Na ilha da vegetação da laurissilva, outras luxuriantes presenças se fazem notar no encanto. Há um convite à beleza da existência, seja na paisagem ou naqueles que a povoam e visitam. As noites do Funchal Jazz trazem esse perfume ao prado do Parque de Santa Catarina. A segunda noite de palco principal do Funchal Jazz, dia 11 de Julho, foi feita desse inebriar pela música. Contudo no final deu para entender, também nestes campos, que nem tudo o que reluz é ouro. Dois concertos contrastantes precisamente na leitura e entendimento vindos do brilho nos acessórios da música. O que se guarda para depois, o que fica no interior a ressoar, é de diferentes ordens de grandeza.
Uma das formações mais longevas no jazz português faz, neste 2025, três décadas de existência. O compositor e contrabaixista Carlos Bica, quando se mudou para Berlim, viu actuar o guitarrista Frank Möbus, e disse para si próprio: “Um dia quero tocar com este gajo”. Assim, como recordou em palco, na mesma noite que celebrou o seu aniversário a tocar na ilha da Madeira pela terceira vez com o seu projecto de vida — Azul — junto a Frank Möbus e a Jim Black na bateria. Editavam em 1996 o primeiro registo e homónimo dessa cor do céu e do mar, numa música que se ouve hoje como um marcante momento. Ideias melódicas simples e directas a definirem canções que o tempo soube guardar da melhor forma, pois é aí que se revela o brilho das coisas boas. Sucederam mais álbuns, e é ao marcante Believer que vão retirar “John Wayne” com que abrem o concerto desta noite. Sucedem-lhe “Lã e a Neve” do disco More Than This e “Canção Vazia” do anterior Things About, ambos editados pela Clean Feed, a editora que acompanharia os restantes capítulos de Azul e de Bica.
O concerto desenha uma aura como que num baixo relevo, a atração está na descoberta e no envolvimento que pede uma ligação que de facto é conjunta entre músicos e plateia. Aliás, encontra-se mais relevo até no baterismo fulgurante de Black, uma luz imediata e atractiva ao primeiro escutar. Essa evidência fica bem exemplificada em “11:11”, pela introdução servida em baquetas. Tema que Bica inscreveu com o seu quarteto, nesse excelente álbum de 2024 com o mesmo título, numa vida além do seu trajecto Azul. Invariavelmente surge alinhado “Believer”, que tem provavelmente a mais icónica linha do seu contrabaixo. Ainda apresentam “Lucky”, que Bica aproveita para expressar o que significa tocar com estes companheiros a sua música — um sortudo. Seremos nós também ao receber uma mestria musical como esta, que entra sem intrusão e fica para durar, em 30 anos de um Azul profundo e marcante. “P-beat” sela uma actuação discreta mas efectiva, por dispensar o foco para atingir a projecção longínqua — para isso está a música.

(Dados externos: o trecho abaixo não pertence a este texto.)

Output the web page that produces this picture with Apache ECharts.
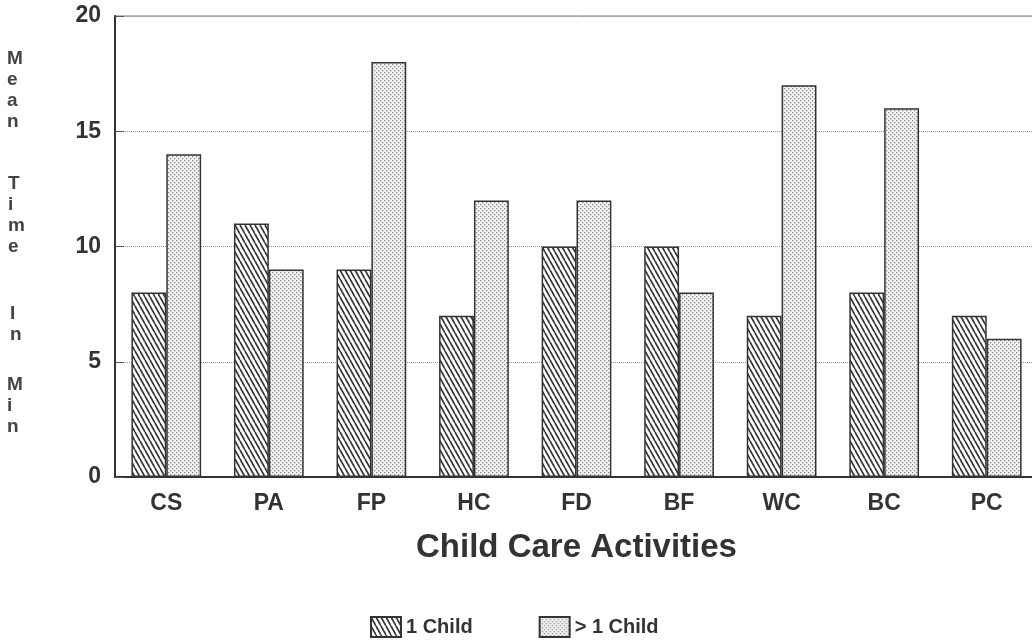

Neste segundo dia, houve ainda a presença de Lakecia Benjamin no Funchal Jazz. A compositora e saxofonista americana é, assumidamente, uma figura que se quer mitificar antes mesmo de o conseguir ser. Tem tido todo os focos e luzes da ribalta apontados à sua personagem de forma histriónica. Bastam segundos do seu espectáculo — mais até que concerto — para se imaginar o restante, na musicalidade que condiz com a estética de palco. É por isso que entra em cena mais tarde, bem depois dos restantes músicos que a acompanham — Oscar Perez no piano, Elias Bailey no contrabaixo e Quentin Baxter na bateria — darem início à acção. Muito brilho, euforia e desejos de máxima atenção. Muita proclamação de amor, paz e… redenção ao espírito pastoral de Benjamin. Tem no álbum Phoenix de 2023, como que um renascimento pós-traumático e uma força de para fazer viver — sabendo da história contada, isso até faz sentido… Mas a vida, e mesmo a de placo, é feita de outros momentos, outras narrativas pelo meio. Contudo, Lakecia Benjamin aponta para o alto constantemente, assim como toca bem alto o seu saxofone alto — tudo alto e reluzente! Ambiente de festival perante uma vasta plateia, parece resultar num habitat perfeito, e assim se produz um espectáculo. A que não faltem outros, trazidos à festa de celebração, e assim acontece com “My Favorite Things” de Coltrane e “I Wish I Knew How It Would Feel to Be Free” de Nina Simone — ícones na música que o tempo nunca apagará o brilho, certamente. Benjamin parece, contudo, querer e, com todas as suas forças, trazer e manter isso por perto da sua música também. Mas será com total generosidade? É caso para perguntar, mesmo que a resposta surja além do palco para Lakecia Benjamin. O que torna a música e os músicos brilhantes serão mesmo os focos de luz, o reluzir das lantejoulas e até o tocar mais alto?